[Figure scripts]
──────────────────────────────

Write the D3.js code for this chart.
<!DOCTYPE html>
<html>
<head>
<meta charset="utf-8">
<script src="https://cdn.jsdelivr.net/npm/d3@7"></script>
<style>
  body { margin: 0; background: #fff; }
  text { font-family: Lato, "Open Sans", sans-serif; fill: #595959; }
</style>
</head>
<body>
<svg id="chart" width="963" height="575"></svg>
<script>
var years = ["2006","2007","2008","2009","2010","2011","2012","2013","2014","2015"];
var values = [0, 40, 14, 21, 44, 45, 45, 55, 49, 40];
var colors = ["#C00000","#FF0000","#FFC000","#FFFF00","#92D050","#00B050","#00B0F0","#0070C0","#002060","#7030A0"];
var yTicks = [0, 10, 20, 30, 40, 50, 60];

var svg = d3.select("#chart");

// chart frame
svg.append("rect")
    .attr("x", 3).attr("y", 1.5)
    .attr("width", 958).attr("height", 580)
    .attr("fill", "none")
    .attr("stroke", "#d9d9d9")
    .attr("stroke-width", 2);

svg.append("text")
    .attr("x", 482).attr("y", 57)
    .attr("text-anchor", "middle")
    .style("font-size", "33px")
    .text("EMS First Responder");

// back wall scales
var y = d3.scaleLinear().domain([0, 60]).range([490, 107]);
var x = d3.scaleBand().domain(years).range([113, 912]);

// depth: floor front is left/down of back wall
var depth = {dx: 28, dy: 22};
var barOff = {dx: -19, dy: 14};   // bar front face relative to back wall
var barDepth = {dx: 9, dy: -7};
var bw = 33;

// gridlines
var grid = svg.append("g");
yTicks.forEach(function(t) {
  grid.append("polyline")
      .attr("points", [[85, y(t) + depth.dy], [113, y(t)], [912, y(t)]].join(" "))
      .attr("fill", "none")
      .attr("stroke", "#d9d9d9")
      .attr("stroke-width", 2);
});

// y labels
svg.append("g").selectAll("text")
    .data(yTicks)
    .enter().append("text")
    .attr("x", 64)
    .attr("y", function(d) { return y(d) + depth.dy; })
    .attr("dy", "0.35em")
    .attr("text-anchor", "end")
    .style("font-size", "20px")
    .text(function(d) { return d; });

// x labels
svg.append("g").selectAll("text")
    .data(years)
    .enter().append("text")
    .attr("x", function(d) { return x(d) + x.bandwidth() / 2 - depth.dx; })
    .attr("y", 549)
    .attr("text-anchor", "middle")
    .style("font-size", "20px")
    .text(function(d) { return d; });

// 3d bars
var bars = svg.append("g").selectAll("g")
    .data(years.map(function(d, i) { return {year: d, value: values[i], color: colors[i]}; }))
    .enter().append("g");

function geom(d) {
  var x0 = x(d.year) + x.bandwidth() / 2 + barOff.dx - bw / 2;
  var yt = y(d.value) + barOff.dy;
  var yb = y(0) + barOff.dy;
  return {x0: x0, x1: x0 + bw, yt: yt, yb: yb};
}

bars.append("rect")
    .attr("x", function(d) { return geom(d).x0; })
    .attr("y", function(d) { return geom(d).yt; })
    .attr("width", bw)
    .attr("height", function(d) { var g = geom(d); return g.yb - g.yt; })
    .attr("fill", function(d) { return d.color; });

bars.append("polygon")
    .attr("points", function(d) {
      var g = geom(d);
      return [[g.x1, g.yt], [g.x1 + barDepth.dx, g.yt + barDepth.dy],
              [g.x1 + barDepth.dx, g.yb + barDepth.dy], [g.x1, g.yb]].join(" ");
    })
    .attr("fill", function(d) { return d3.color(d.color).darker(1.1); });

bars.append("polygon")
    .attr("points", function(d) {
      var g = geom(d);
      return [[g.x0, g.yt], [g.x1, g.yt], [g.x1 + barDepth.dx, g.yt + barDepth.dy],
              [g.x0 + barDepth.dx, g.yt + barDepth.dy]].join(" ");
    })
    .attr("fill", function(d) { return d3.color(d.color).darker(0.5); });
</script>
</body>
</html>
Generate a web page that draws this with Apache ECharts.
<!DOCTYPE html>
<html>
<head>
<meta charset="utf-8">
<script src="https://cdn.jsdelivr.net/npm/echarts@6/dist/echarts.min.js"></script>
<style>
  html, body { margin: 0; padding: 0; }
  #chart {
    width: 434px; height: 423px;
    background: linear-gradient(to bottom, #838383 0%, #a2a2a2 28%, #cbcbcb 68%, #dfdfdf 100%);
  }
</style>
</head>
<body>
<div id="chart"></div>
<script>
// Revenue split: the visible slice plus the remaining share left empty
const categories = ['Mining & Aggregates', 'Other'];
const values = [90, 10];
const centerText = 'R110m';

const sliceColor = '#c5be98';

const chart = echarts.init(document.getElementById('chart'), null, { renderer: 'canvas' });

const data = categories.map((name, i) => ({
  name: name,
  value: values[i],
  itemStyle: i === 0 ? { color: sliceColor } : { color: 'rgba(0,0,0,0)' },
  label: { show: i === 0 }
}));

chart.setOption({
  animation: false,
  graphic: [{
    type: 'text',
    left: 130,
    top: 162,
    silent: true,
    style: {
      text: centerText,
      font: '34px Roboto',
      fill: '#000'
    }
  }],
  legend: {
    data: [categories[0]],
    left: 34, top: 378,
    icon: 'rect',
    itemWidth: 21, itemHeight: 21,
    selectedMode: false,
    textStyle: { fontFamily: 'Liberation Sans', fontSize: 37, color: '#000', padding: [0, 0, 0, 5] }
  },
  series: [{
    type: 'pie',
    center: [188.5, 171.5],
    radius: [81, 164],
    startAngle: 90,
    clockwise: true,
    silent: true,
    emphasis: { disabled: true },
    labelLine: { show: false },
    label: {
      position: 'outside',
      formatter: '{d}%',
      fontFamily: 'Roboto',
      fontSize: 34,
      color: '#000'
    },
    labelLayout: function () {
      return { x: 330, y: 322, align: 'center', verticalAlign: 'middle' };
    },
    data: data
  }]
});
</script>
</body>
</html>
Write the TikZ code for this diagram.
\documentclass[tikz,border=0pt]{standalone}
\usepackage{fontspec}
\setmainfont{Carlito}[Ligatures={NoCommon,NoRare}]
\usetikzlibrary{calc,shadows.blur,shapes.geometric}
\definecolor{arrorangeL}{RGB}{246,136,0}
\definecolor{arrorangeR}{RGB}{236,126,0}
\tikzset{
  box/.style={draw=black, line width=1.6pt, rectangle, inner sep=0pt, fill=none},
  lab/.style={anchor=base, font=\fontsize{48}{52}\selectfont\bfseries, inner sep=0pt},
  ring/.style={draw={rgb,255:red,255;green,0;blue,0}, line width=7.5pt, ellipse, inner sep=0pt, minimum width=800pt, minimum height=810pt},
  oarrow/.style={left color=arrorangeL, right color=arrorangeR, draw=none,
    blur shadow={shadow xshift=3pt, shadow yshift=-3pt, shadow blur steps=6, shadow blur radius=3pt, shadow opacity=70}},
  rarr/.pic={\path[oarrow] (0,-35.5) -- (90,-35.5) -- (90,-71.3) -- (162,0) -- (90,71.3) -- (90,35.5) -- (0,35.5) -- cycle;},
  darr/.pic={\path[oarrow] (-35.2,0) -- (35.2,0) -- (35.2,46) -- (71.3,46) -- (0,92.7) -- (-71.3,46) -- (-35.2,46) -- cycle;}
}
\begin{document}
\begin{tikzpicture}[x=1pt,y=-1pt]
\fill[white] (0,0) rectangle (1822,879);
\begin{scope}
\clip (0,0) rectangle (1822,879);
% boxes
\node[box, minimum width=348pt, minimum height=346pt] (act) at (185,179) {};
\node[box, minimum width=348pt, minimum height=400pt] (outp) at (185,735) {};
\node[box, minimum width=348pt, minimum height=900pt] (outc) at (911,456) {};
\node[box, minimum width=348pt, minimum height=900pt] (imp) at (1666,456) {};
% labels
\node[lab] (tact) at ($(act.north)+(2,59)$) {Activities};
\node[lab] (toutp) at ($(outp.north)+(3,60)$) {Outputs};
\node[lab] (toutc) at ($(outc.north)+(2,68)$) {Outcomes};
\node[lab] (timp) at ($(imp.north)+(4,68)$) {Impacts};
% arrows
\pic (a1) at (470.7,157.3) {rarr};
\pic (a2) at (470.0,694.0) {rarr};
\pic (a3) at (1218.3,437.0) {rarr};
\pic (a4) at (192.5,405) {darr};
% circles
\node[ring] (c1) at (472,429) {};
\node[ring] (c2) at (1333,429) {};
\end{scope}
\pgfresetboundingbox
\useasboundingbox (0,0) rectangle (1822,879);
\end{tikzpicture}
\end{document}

──────────────────────────────

Only the lines from the beginning of the material to the line containing "var yTicks = [0, 10, 20, 30, 40, 50, 60];" should be echoed, verbatim and in full.

Write the D3.js code for this chart.
<!DOCTYPE html>
<html>
<head>
<meta charset="utf-8">
<script src="https://cdn.jsdelivr.net/npm/d3@7"></script>
<style>
  body { margin: 0; background: #fff; }
  text { font-family: Lato, "Open Sans", sans-serif; fill: #595959; }
</style>
</head>
<body>
<svg id="chart" width="963" height="575"></svg>
<script>
var years = ["2006","2007","2008","2009","2010","2011","2012","2013","2014","2015"];
var values = [0, 40, 14, 21, 44, 45, 45, 55, 49, 40];
var colors = ["#C00000","#FF0000","#FFC000","#FFFF00","#92D050","#00B050","#00B0F0","#0070C0","#002060","#7030A0"];
var yTicks = [0, 10, 20, 30, 40, 50, 60];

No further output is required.